According to the party, this shortage of engineers and supervisory personnel has created what it termed a “supervision gap,” resulting in poor-quality infrastructure works and inadequate oversight of state contracts.

“This ‘supervision gap’ means that multi-billion-dollar contracts are implemented without adequate engineering oversight, leading to the ‘shoddy work’ that characterises the PPP government project failure culture,” the statement asserted.

APNU maintained that the crisis is no longer simply about drainage maintenance but about the state’s inability to manage rapidly expanding oil-financed public expenditure.

“The problem is institutional: you cannot manage a G$81.9 billion portfolio with a 20th-century staffing level, yet the PPPC government continues to prioritize political optics over the need for human resource development and institutional strengthening,” the party argued.
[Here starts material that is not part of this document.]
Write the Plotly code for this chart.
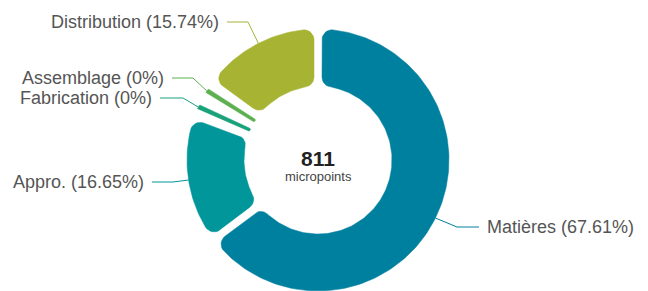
import math
import plotly.graph_objects as go

# ---------------- data ----------------
categories = ["Matières", "Appro.", "Fabrication", "Assemblage", "Distribution"]
percentages = [67.61, 16.65, 0, 0, 15.74]
total_value = 811
total_unit = "micropoints"

# ---------------- style ----------------
colors = ["#00809F", "#00969A", "#19A27A", "#5CB04F", "#A7B333"]
W, H = 648, 291
CX, CY = 318, 160
R_OUT, R_IN = 131, 74
HALF_GAP = 4
CORNER = 10
MIN_ANGLE = 8.0      # degrees reserved for zero-value slices
ZERO_WIDTH = 2.2     # degrees drawn for a zero-value slice
FONT = "Liberation Sans, Arial, sans-serif"
TEXT_COLOR = "#555555"
TEXT_GAP = 8

# label placement: elbow (x, y), line end x, side of text
label_layout = {
    "Matières": ((457, 227), 479, "left"),
    "Appro.": ((173, 182), 152, "right"),
    "Fabrication": ((183, 98), 160, "right"),
    "Assemblage": ((193, 78), 172, "right"),
    "Distribution": ((248, 22), 227, "right"),
}


def u(th):
    return (math.sin(th), -math.cos(th))


def t(th):
    return (math.cos(th), math.sin(th))


def add(a, b, k=1.0):
    return (a[0] + k * b[0], a[1] + k * b[1])


def corner_center(a, dist, off, side):
    along = math.sqrt(dist * dist - off * off)
    return add((along * u(a)[0], along * u(a)[1]), t(a), side * off)


def corner_arc(c, p_from, p_to, n=8):
    a1 = math.atan2(p_from[1] - c[1], p_from[0] - c[0])
    a2 = math.atan2(p_to[1] - c[1], p_to[0] - c[0])
    d = (a2 - a1 + math.pi) % (2 * math.pi) - math.pi
    r = math.hypot(p_from[0] - c[0], p_from[1] - c[1])
    return [(c[0] + r * math.cos(a1 + d * k / n), c[1] + r * math.sin(a1 + d * k / n))
            for k in range(n + 1)]


def circle_arc(r, th0, th1):
    n = max(2, int(abs(th1 - th0) / math.radians(1.5)) + 2)
    return [(r * u(th0 + (th1 - th0) * k / n)[0], r * u(th0 + (th1 - th0) * k / n)[1])
            for k in range(n + 1)]


def sector(a0, a1, g, cr, r0=R_IN, r1=R_OUT):
    do, di, off = r1 - cr, r0 + cr, g + cr
    c_o0 = corner_center(a0, do, off, +1)
    c_i0 = corner_center(a0, di, off, +1)
    c_o1 = corner_center(a1, do, off, -1)
    c_i1 = corner_center(a1, di, off, -1)
    e_o0, e_i0 = add(c_o0, t(a0), -cr), add(c_i0, t(a0), -cr)
    e_o1, e_i1 = add(c_o1, t(a1), cr), add(c_i1, t(a1), cr)
    th_o0, th_o1 = a0 + math.asin(off / do), a1 - math.asin(off / do)
    th_i0, th_i1 = a0 + math.asin(off / di), a1 - math.asin(off / di)
    T_o0 = (r1 * u(th_o0)[0], r1 * u(th_o0)[1])
    T_o1 = (r1 * u(th_o1)[0], r1 * u(th_o1)[1])
    T_i0 = (r0 * u(th_i0)[0], r0 * u(th_i0)[1])
    T_i1 = (r0 * u(th_i1)[0], r0 * u(th_i1)[1])
    pts = [e_i0]
    pts += corner_arc(c_o0, e_o0, T_o0)
    pts += circle_arc(r1, th_o0, th_o1)
    pts += corner_arc(c_o1, T_o1, e_o1)
    pts += corner_arc(c_i1, e_i1, T_i1)
    pts += circle_arc(r0, th_i1, th_i0)
    pts += corner_arc(c_i0, T_i0, e_i0)
    xs = [CX + p[0] for p in pts]
    ys = [CY + p[1] for p in pts]
    return xs, ys


# angular layout computed from the data
n_zero = sum(1 for p in percentages if p == 0)
avail = 360.0 - MIN_ANGLE * n_zero
tot = sum(percentages)
spans = [MIN_ANGLE if p == 0 else p / tot * avail for p in percentages]

fig = go.Figure()
annotations = []
start = 0.0
for cat, pct, span, col in zip(categories, percentages, spans, colors):
    a0, a1 = math.radians(start), math.radians(start + span)
    mid = (a0 + a1) / 2
    if pct == 0:
        hw = math.radians(ZERO_WIDTH / 2)
        xs, ys = sector(mid - hw, mid + hw, 0, 1.2)
    else:
        xs, ys = sector(a0, a1, HALF_GAP, CORNER)
    fig.add_trace(go.Scatter(x=xs, y=ys, mode="lines", fill="toself", fillcolor=col,
                             line=dict(width=0.5, color=col), hoverinfo="skip",
                             showlegend=False))
    # leader line
    (ex, ey), lx, side = label_layout[cat]
    sx, sy = CX + R_OUT * math.sin(mid), CY - R_OUT * math.cos(mid)
    fig.add_trace(go.Scatter(x=[sx, ex, lx], y=[sy, ey, ey], mode="lines",
                             line=dict(width=1, color=col), hoverinfo="skip",
                             showlegend=False))
    annotations.append(dict(
        x=lx + (TEXT_GAP if side == "left" else -TEXT_GAP), y=ey,
        xref="x", yref="y", xanchor=side, yanchor="middle",
        text=f"{cat} ({pct:g}%)", showarrow=False, borderpad=0, borderwidth=0,
        font=dict(family=FONT, size=18, color=TEXT_COLOR)))
    start += span

annotations.append(dict(x=CX, y=158, xref="x", yref="y", text=f"<b>{total_value}</b>",
                        showarrow=False, xanchor="center", yanchor="middle",
                        borderpad=0, borderwidth=0,
                        font=dict(family=FONT, size=21, color="#222222")))
annotations.append(dict(x=CX, y=176, xref="x", yref="y", text=total_unit,
                        showarrow=False, xanchor="center", yanchor="middle",
                        borderpad=0, borderwidth=0,
                        font=dict(family=FONT, size=13, color="#444444")))

fig.update_layout(
    width=W, height=H, margin=dict(l=0, r=0, t=0, b=0),
    paper_bgcolor="white", plot_bgcolor="white",
    xaxis=dict(range=[0, W], visible=False, fixedrange=True),
    yaxis=dict(range=[H, 0], visible=False, fixedrange=True),
    annotations=annotations,
)

fig.write_html("out.html", include_plotlyjs=True, config={"displayModeBar": False},
               post_script="document.body.style.margin='0';")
The opposition also accused the administration of deepening regional inequality by concentrating drainage investments along the coast while neglecting hinterland and riverine communities.

“While the A-Line and B-Line upgrades help large-scale coastal cultivation, riverine and hinterland communities in regions 1, 7, and 8 are facing a ‘resilience lag,’ receiving only 4% of the total D&I capital outlay,” APNU stated.

The party warned that unless major reforms are undertaken, Guyana risks pouring billions of dollars in oil wealth into projects that may ultimately fail because of weak institutions, inadequate planning, and poor oversight.

“To elevate this discourse, we must move beyond blaming the City Council and demand transparency on how NRF-subsidized billions are managed,” APNU said, while calling for “an immediate update on the vacancies that exist for regional engineers and a public disclosure of the NDIA’s Asset Management Policy to ensure that these ‘investments’ do not become the silted-up ruins of tomorrow.”